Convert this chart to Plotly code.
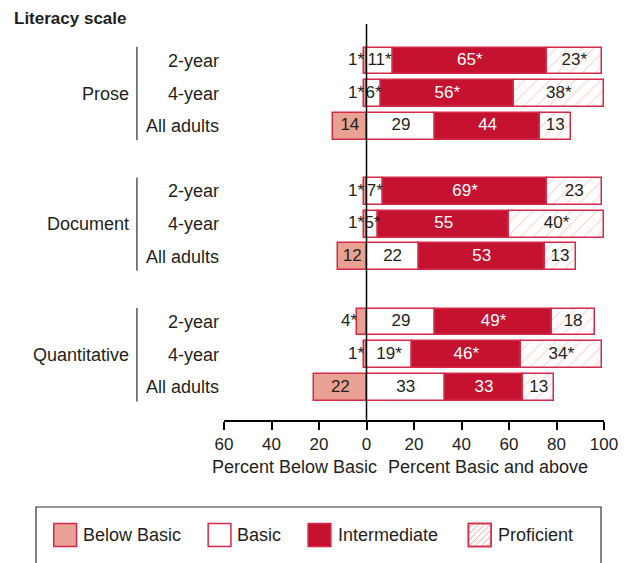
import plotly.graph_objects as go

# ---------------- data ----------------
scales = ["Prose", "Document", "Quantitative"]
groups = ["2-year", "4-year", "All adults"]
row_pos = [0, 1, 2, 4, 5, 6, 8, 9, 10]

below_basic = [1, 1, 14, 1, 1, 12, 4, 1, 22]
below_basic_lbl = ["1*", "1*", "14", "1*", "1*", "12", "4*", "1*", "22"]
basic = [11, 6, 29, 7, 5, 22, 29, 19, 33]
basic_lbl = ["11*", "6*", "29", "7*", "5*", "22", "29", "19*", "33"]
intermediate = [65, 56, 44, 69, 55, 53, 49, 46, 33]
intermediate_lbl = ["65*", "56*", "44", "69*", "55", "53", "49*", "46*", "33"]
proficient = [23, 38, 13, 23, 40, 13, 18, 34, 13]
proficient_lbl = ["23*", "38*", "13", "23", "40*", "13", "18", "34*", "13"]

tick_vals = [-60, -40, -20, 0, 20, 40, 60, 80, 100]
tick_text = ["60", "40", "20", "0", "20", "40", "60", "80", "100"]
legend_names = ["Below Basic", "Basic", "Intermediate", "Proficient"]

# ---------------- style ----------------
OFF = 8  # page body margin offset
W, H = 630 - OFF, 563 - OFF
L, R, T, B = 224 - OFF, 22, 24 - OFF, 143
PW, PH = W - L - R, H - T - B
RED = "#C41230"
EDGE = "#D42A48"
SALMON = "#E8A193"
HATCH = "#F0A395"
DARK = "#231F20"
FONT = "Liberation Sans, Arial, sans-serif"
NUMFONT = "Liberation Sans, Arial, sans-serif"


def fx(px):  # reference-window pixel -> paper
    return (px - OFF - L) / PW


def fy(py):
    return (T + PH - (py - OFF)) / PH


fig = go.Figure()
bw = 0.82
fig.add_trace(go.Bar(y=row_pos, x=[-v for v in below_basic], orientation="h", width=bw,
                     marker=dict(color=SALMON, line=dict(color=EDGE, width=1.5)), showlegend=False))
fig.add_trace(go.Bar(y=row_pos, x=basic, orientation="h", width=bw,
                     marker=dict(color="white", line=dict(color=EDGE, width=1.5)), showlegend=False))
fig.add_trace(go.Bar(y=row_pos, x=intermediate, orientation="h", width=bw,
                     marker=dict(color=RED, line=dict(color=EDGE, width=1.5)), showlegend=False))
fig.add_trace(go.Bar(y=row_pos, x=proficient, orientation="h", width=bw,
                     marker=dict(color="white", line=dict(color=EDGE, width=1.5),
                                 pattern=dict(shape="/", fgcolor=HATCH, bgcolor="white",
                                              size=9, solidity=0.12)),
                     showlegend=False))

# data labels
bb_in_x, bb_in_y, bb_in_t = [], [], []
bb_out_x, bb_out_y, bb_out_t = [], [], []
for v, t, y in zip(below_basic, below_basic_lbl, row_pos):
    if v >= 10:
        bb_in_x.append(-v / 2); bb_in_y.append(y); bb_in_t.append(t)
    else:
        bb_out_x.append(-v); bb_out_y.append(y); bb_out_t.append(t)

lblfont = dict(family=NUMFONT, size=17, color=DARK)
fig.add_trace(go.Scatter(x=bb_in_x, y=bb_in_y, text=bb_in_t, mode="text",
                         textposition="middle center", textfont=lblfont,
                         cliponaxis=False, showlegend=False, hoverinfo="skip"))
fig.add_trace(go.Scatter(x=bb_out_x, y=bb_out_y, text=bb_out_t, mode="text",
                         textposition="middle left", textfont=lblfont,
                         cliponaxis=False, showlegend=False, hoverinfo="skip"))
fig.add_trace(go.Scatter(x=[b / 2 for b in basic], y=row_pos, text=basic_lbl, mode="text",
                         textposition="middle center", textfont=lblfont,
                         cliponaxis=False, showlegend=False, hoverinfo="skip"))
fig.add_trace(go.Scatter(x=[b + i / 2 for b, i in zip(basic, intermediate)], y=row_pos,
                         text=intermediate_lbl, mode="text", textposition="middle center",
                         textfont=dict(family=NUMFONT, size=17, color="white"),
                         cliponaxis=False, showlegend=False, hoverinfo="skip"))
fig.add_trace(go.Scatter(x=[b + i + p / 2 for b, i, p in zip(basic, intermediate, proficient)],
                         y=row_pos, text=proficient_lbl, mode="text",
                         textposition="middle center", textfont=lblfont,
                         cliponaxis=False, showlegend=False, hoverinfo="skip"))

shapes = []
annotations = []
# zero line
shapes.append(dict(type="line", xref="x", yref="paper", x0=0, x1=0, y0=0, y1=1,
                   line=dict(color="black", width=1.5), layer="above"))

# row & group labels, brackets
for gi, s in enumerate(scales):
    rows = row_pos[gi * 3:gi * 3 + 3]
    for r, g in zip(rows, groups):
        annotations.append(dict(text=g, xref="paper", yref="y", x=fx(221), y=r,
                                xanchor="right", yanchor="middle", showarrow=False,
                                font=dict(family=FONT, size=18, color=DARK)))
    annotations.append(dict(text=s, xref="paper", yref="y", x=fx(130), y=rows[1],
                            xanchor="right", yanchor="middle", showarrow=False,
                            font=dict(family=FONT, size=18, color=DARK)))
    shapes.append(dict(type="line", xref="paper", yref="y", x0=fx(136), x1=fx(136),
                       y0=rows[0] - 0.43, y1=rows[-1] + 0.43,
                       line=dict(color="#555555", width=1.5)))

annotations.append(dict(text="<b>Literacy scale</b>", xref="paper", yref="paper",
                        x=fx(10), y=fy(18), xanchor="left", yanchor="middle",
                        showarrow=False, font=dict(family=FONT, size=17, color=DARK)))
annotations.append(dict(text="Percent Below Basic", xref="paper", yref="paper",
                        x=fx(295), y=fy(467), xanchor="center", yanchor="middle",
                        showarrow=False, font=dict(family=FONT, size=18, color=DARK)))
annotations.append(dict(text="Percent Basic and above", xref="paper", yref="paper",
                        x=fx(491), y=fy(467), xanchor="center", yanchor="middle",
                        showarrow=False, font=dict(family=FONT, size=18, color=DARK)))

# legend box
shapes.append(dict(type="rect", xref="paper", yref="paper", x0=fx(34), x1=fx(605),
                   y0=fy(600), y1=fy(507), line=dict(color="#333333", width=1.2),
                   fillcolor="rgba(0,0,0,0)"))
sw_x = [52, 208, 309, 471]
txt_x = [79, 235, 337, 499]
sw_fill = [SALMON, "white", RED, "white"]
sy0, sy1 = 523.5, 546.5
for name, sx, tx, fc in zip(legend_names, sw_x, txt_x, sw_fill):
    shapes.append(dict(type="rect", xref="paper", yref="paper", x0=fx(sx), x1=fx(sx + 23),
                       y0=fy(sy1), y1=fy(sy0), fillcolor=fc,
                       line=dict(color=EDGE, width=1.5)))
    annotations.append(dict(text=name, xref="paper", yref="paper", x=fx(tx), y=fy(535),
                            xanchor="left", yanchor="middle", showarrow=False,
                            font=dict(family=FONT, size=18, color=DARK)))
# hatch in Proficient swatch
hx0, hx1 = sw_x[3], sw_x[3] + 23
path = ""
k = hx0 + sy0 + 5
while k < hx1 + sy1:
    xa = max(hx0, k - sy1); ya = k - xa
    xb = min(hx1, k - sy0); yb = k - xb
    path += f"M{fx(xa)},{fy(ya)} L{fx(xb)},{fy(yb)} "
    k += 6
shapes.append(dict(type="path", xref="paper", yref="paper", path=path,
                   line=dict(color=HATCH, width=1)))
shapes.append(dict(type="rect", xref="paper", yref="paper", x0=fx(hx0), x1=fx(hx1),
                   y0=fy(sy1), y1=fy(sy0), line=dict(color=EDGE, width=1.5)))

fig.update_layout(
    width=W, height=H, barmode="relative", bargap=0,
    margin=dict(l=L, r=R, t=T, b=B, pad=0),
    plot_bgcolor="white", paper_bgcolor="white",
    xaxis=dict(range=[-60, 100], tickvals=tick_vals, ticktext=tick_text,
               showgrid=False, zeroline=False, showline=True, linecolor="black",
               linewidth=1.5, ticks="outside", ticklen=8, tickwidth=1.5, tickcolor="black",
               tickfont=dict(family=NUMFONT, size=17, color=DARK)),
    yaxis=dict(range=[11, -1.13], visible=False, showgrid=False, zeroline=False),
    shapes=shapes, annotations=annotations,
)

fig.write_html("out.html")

* **EXERCISE**:
Take the material above from its first line through the line holding "return (T + PH - (py - OFF)) / PH" and set it down exactly, without the pictures.

* **EXERCISE RESULT**:
Convert this chart to Plotly code.
import plotly.graph_objects as go

# ---------------- data ----------------
scales = ["Prose", "Document", "Quantitative"]
groups = ["2-year", "4-year", "All adults"]
row_pos = [0, 1, 2, 4, 5, 6, 8, 9, 10]

below_basic = [1, 1, 14, 1, 1, 12, 4, 1, 22]
below_basic_lbl = ["1*", "1*", "14", "1*", "1*", "12", "4*", "1*", "22"]
basic = [11, 6, 29, 7, 5, 22, 29, 19, 33]
basic_lbl = ["11*", "6*", "29", "7*", "5*", "22", "29", "19*", "33"]
intermediate = [65, 56, 44, 69, 55, 53, 49, 46, 33]
intermediate_lbl = ["65*", "56*", "44", "69*", "55", "53", "49*", "46*", "33"]
proficient = [23, 38, 13, 23, 40, 13, 18, 34, 13]
proficient_lbl = ["23*", "38*", "13", "23", "40*", "13", "18", "34*", "13"]

tick_vals = [-60, -40, -20, 0, 20, 40, 60, 80, 100]
tick_text = ["60", "40", "20", "0", "20", "40", "60", "80", "100"]
legend_names = ["Below Basic", "Basic", "Intermediate", "Proficient"]

# ---------------- style ----------------
OFF = 8  # page body margin offset
W, H = 630 - OFF, 563 - OFF
L, R, T, B = 224 - OFF, 22, 24 - OFF, 143
PW, PH = W - L - R, H - T - B
RED = "#C41230"
EDGE = "#D42A48"
SALMON = "#E8A193"
HATCH = "#F0A395"
DARK = "#231F20"
FONT = "Liberation Sans, Arial, sans-serif"
NUMFONT = "Liberation Sans, Arial, sans-serif"


def fx(px):  # reference-window pixel -> paper
    return (px - OFF - L) / PW


def fy(py):
    return (T + PH - (py - OFF)) / PH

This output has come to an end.